What an interesting article on how Fastpass has changed the dynamics of the parks, as well as the whole concept of a Disney vacation. It makes me sad to think of a family for whom a Disney trip will be a one-in-a-lifetime experience, and without all this knowledge of how to best use the Fastpass system, they may end up having a very frustrating time, unable to experience many of the best rides. Your article made me miss the days before Fastpass.

If there's more demand than supply per resource, people WILL have to wait, no matter how it's distributed, or if it is regulated at all.

Either there's a free system like FastPass, but this will incur more overall waiting, if you're not an "insider". Or it is monetized, then those with more cash will wait less.

The former is socialism, which is beautiful, but doesn't work. The latter is market economy, which is ugly, but works. In any way: If there's not enough for everyone wanting, then some will be privileged, and others will be not. It's not a moral thing, but just math and physics.

(I once lived in socialism, and I know for sure that it doesn't work. -- But with a decent education, market economy works quite well.)

I actually don't see any just solution for that, besides building more Disney parks; but as this is at the hand of the Disney company, it's not up to me to tell them how to do it.

(By the way ... I hate theme parks, because I don't like crowds, and as a weathered QA engineer, I'm hard to fool with mechanical and electronic contraptions. I reject the concept of "magic" altogether. -- But I actually enjoy reading here, as those essays display a hell of logical and rational argument, which I love.)

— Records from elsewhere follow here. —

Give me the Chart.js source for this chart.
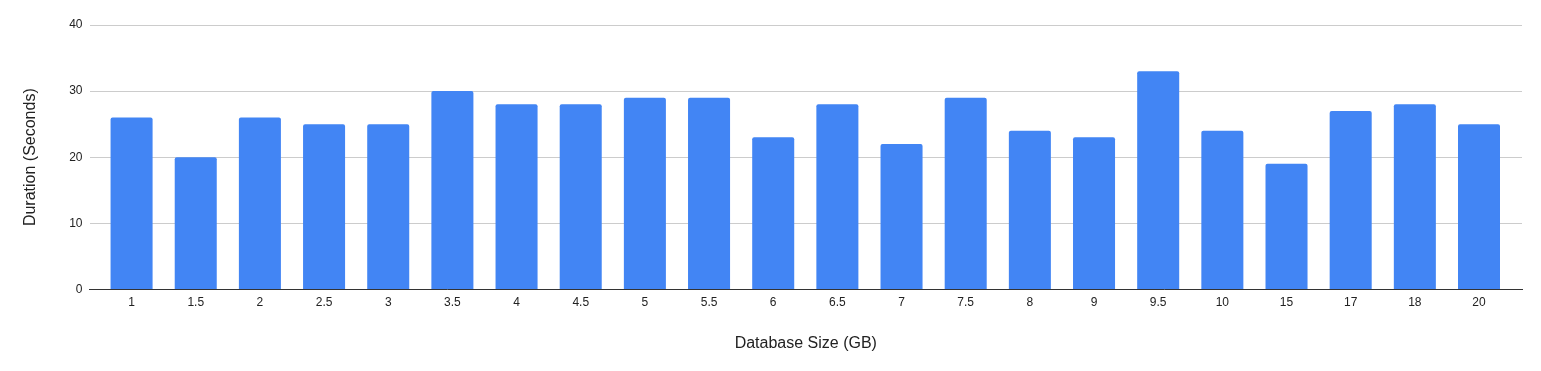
<!DOCTYPE html>
<html>
<head>
<meta charset="utf-8">
<script src="https://cdn.jsdelivr.net/npm/chart.js@4"></script>
<style>
  html, body { margin: 0; padding: 0; background: #fff; }
  #wrap { width: 1541px; height: 371px; }
</style>
</head>
<body>
<div id="wrap"><canvas id="chart" width="1541" height="371"></canvas></div>
<script>
const sizes = ['1', '1.5', '2', '2.5', '3', '3.5', '4', '4.5', '5', '5.5', '6', '6.5', '7', '7.5', '8', '9', '9.5', '10', '15', '17', '18', '20'];
const durations = [26, 20, 26, 25, 25, 30, 28, 28, 29, 29, 23, 28, 22, 29, 24, 23, 33, 24, 19, 27, 28, 25];
const yTicks = [0, 10, 20, 30, 40];

const font = "'Liberation Sans', Arial, sans-serif";

// bars sit on a linear x axis (one unit per category) so the plot can keep
// a little empty room at both ends, like the original
const points = durations.map((v, i) => ({ x: i, y: v }));

const ctx = document.getElementById('chart').getContext('2d');
const chart = new Chart(ctx, {
  type: 'bar',
  data: {
    datasets: [
      {
        label: 'Duration (Seconds)',
        data: points,
        backgroundColor: '#4285f4',
        borderWidth: 0,
        borderRadius: { topLeft: 2, topRight: 2 },
        borderSkipped: 'bottom',
        categoryPercentage: 0.655,
        barPercentage: 1
      }
    ]
  },
  options: {
    responsive: false,
    animation: false,
    layout: { padding: { left: 21, right: 19, top: 25, bottom: 18 } },
    plugins: {
      legend: { display: false },
      tooltip: { enabled: false }
    },
    scales: {
      x: {
        type: 'linear',
        offset: false,
        min: -0.655,
        max: sizes.length - 1 + 0.67,
        afterBuildTicks: (axis) => { axis.ticks = sizes.map((s, i) => ({ value: i })); },
        grid: { display: false, drawTicks: false },
        border: { display: true, color: '#333', width: 1 },
        ticks: {
          color: '#222', font: { family: font, size: 12 }, padding: 6, maxRotation: 0, autoSkip: false,
          callback: (v) => sizes[v]
        },
        title: { display: true, text: 'Database Size (GB)', color: '#222', font: { family: font, size: 16 }, padding: { top: 18, bottom: 0 } }
      },
      y: {
        min: 0,
        max: 40,
        afterBuildTicks: (axis) => { axis.ticks = yTicks.map(v => ({ value: v })); },
        grid: { color: '#cccccc', drawTicks: false },
        border: { display: false },
        ticks: { color: '#222', font: { family: font, size: 12 }, padding: 7 },
        title: { display: true, text: 'Duration (Seconds)', color: '#222', font: { family: font, size: 16 }, padding: { top: 0, bottom: 22 } }
      }
    }
  }
});
</script>
</body>
</html>
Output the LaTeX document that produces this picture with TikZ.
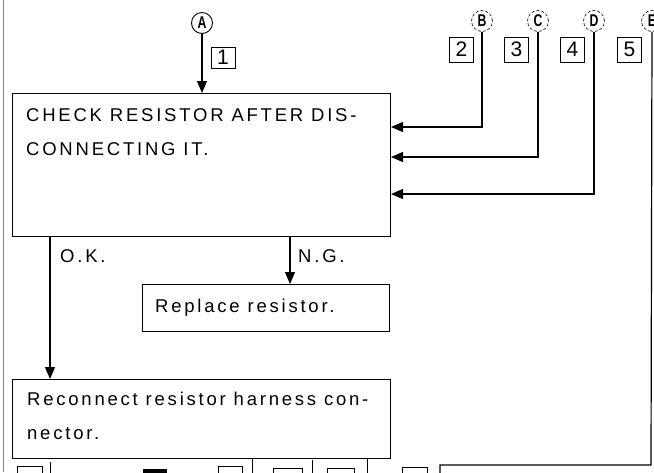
\documentclass[tikz,border=0pt]{standalone}
\usepackage{fontspec}
\usetikzlibrary{arrows.meta}
\newfontfamily\txtfont{Liberation Sans}[LetterSpace=15]
\newfontfamily\plainfont{Liberation Sans}
\newfontfamily\circfont{Liberation Sans Bold}[FakeStretch=0.72]
\begin{document}
\begin{tikzpicture}[x=1pt,y=-1pt,
  box/.style={draw, line width=1pt, inner sep=0pt, anchor=north west},
  lbl/.style={anchor=base west, inner sep=0pt, font=\txtfont\fontsize{18.5}{18.5}\selectfont},
  numbox/.style={draw, line width=0.9pt, inner sep=0pt, minimum width=24pt, minimum height=23pt, font=\plainfont\fontsize{21}{21}\selectfont},
  circ/.style={circle, draw, line width=0.9pt, minimum size=21pt, inner sep=0pt, font=\circfont\fontsize{17}{17}\selectfont},
  dcirc/.style={circ, line width=0.6pt, densely dashed},
  conn/.style={line width=1.2pt},
  arr/.style={conn, -{Triangle[length=12pt,width=10pt]}},
  frag/.style={line width=1pt}]
\useasboundingbox (0,0) rectangle (654,472);
\begin{scope}
\clip (0,0) rectangle (654,472);
% left margin rule
\draw[gray, line width=0.8pt] (3,0) -- (3,472);

% boxes
\node[box, minimum width=378pt, minimum height=143pt] (chk) at (12,93) {};
\node[box, minimum width=247pt, minimum height=47pt] (rep) at (142,284) {};
\node[box, minimum width=378pt, minimum height=79pt] (rec) at (12,379) {};

% texts
\node[lbl] (t1) at (26,121) {CHECK RESISTOR AFTER DIS-};
\node[lbl] (t2) at (26,155) {CONNECTING IT.};
\node[lbl] (t3) at (155,312) {Replace resistor.};
\node[lbl] (t4) at (27,405) {Reconnect resistor harness con-};
\node[lbl] (t5) at (27,439) {nector.};
\node[lbl] (ok) at (60,262) {O.K.};
\node[lbl] (ng) at (298,262) {N.G.};

% circles
\node[circ] (A) at (202,23) {A};
\node[dcirc] (B) at (482,21) {B};
\node[dcirc] (C) at (538,21) {C};
\node[dcirc] (D) at (594,21) {D};
\node[dcirc] (E) at (652,21) {E};

% number boxes
\node[numbox, minimum height=21pt] (n1) at (223,57.5) {1};
\node[numbox, minimum height=25pt] (n2) at (461.5,49.5) {2};
\node[numbox, minimum height=25pt] (n3) at (516.5,49.5) {3};
\node[numbox, minimum height=25pt] (n4) at (572.5,49.5) {4};
\node[numbox, minimum height=25pt] (n5) at (629.5,49.5) {5};

% connectors
\draw[arr] (A.south) -- (A.south |- chk.north);
\draw[arr] (B.south) |- ([yshift=-34pt]chk.north east);
\draw[arr] (C.south) |- ([yshift=-64pt]chk.north east);
\draw[arr] (D.south) |- ([yshift=-101pt]chk.north east);
\coordinate (okc) at ([xshift=38pt]chk.south west);
\draw[arr] (okc) -- (okc |- rec.north);
\coordinate (ngc) at ([xshift=278pt]chk.south west);
\draw[arr] (ngc) -- (ngc |- rep.north);
\coordinate (Ecorner) at (651,465);
\coordinate (Eend) at (440,476);
\draw[conn] (E.south) -- (Ecorner) -| (Eend);

% fragments of the next chart at the bottom edge
\draw[frag] (17,480) rectangle (42,466);
\draw[frag] (50,462) -- (50,476);
\fill (143,469) rectangle (167,476);
\draw[frag] (218,480) rectangle (242,466);
\draw[frag] (252,458) -- (252,476);
\draw[frag] (273,480) rectangle (302,468);
\draw[frag] (312,460) -- (312,476);
\draw[frag] (327,480) rectangle (354,468);
\draw[frag] (367,458) -- (367,476);
\draw[frag] (402,480) rectangle (427,467);
\end{scope}
\end{tikzpicture}
\end{document}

I think you’re off the mark a bit here. Fast passes can’t simultaneously stop the queues from being “sponges” and cause the queues to be too long. Maybe for a few rides that’s true (like Indian Jones), but I think what’s happening more is that they change the distribution of your personal wait times. So you have 3 fast lines and then however many long lines you choose to endure. Is that better or worse than endless more reasonable lines? Hard to say. The other thing that’s happening is the parks just have more guests. There isn’t enough physical space to accommodate them anymore. The only real way to fix that is to enlarge the parks, build more of them, or raise prices.